» **PROBLEM**
Output the material below unchanged, apart from leaving out the pictures.

» **SUPPLIED INFORMATION**

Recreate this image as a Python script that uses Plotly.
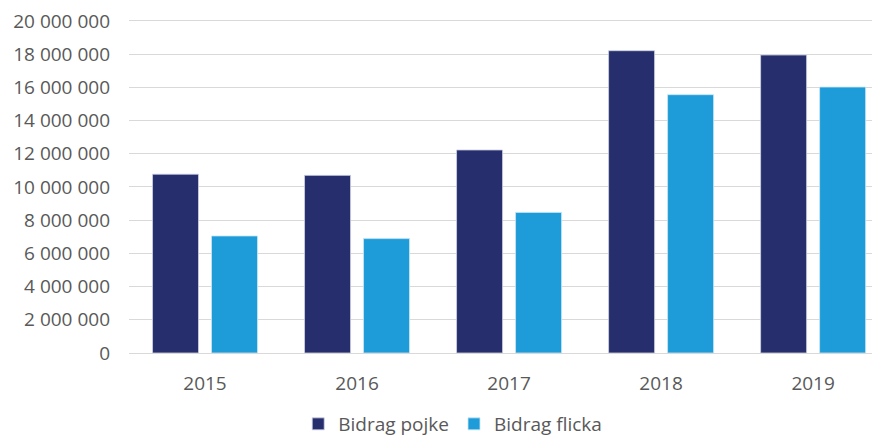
import plotly.graph_objects as go

years = ["2015", "2016", "2017", "2018", "2019"]
bidrag_pojke = [10770000, 10700000, 12230000, 18210000, 17950000]
bidrag_flicka = [7050000, 6890000, 8470000, 15560000, 16020000]
y_ticks = [0, 2000000, 4000000, 6000000, 8000000, 10000000, 12000000,
           14000000, 16000000, 18000000, 20000000]

FONT = "Open Sans, Lato, sans-serif"
GREY = "#595959"

fig = go.Figure()
fig.add_trace(go.Bar(name="Bidrag pojke", x=years, y=bidrag_pojke,
                     marker=dict(color="#262E6E", line=dict(color="#D0D3E2", width=0.8))))
fig.add_trace(go.Bar(name="Bidrag flicka", x=years, y=bidrag_flicka,
                     marker=dict(color="#1D9CD9", line=dict(color="#C9E6F5", width=0.8))))

# page body has an 8px margin, so the figure is 8px smaller and offsets reduced
fig.update_layout(
    width=872, height=428,
    margin=dict(l=121, r=0, t=5, b=83, autoexpand=False),
    paper_bgcolor="white", plot_bgcolor="white",
    barmode="group", bargap=0.224, bargroupgap=0.22,
    separators=", ",
    font=dict(family=FONT, size=19, color=GREY),
    showlegend=True,
    legend=dict(orientation="h", xref="container", yref="container",
                x=0.51, xanchor="center", y=0.028, yanchor="middle",
                font=dict(family=FONT, size=19, color=GREY),
                itemwidth=30, traceorder="normal"),
    xaxis=dict(range=[-0.5, 4.44], showgrid=False, showline=False,
               ticks="", ticklabelstandoff=17, automargin=False,
               tickfont=dict(family=FONT, size=19, color=GREY)),
    yaxis=dict(range=[0, 20480000], tickvals=y_ticks, tickformat=",d",
               showgrid=True, gridcolor="#D9D9D9", gridwidth=1,
               zeroline=True, zerolinecolor="#D9D9D9", zerolinewidth=1,
               showline=False, ticks="", ticklabelstandoff=18, automargin=False,
               ticklabeloverflow="allow",
               tickfont=dict(family=FONT, size=19, color=GREY)),
)

fig.write_html("out.html")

» **TASK SOLUTION**
Recreate this image as a Python script that uses Plotly.
import plotly.graph_objects as go

years = ["2015", "2016", "2017", "2018", "2019"]
bidrag_pojke = [10770000, 10700000, 12230000, 18210000, 17950000]
bidrag_flicka = [7050000, 6890000, 8470000, 15560000, 16020000]
y_ticks = [0, 2000000, 4000000, 6000000, 8000000, 10000000, 12000000,
           14000000, 16000000, 18000000, 20000000]

FONT = "Open Sans, Lato, sans-serif"
GREY = "#595959"

fig = go.Figure()
fig.add_trace(go.Bar(name="Bidrag pojke", x=years, y=bidrag_pojke,
                     marker=dict(color="#262E6E", line=dict(color="#D0D3E2", width=0.8))))
fig.add_trace(go.Bar(name="Bidrag flicka", x=years, y=bidrag_flicka,
                     marker=dict(color="#1D9CD9", line=dict(color="#C9E6F5", width=0.8))))

# page body has an 8px margin, so the figure is 8px smaller and offsets reduced
fig.update_layout(
    width=872, height=428,
    margin=dict(l=121, r=0, t=5, b=83, autoexpand=False),
    paper_bgcolor="white", plot_bgcolor="white",
    barmode="group", bargap=0.224, bargroupgap=0.22,
    separators=", ",
    font=dict(family=FONT, size=19, color=GREY),
    showlegend=True,
    legend=dict(orientation="h", xref="container", yref="container",
                x=0.51, xanchor="center", y=0.028, yanchor="middle",
                font=dict(family=FONT, size=19, color=GREY),
                itemwidth=30, traceorder="normal"),
    xaxis=dict(range=[-0.5, 4.44], showgrid=False, showline=False,
               ticks="", ticklabelstandoff=17, automargin=False,
               tickfont=dict(family=FONT, size=19, color=GREY)),
    yaxis=dict(range=[0, 20480000], tickvals=y_ticks, tickformat=",d",
               showgrid=True, gridcolor="#D9D9D9", gridwidth=1,
               zeroline=True, zerolinecolor="#D9D9D9", zerolinewidth=1,
               showline=False, ticks="", ticklabelstandoff=18, automargin=False,
               ticklabeloverflow="allow",
               tickfont=dict(family=FONT, size=19, color=GREY)),
)

fig.write_html("out.html")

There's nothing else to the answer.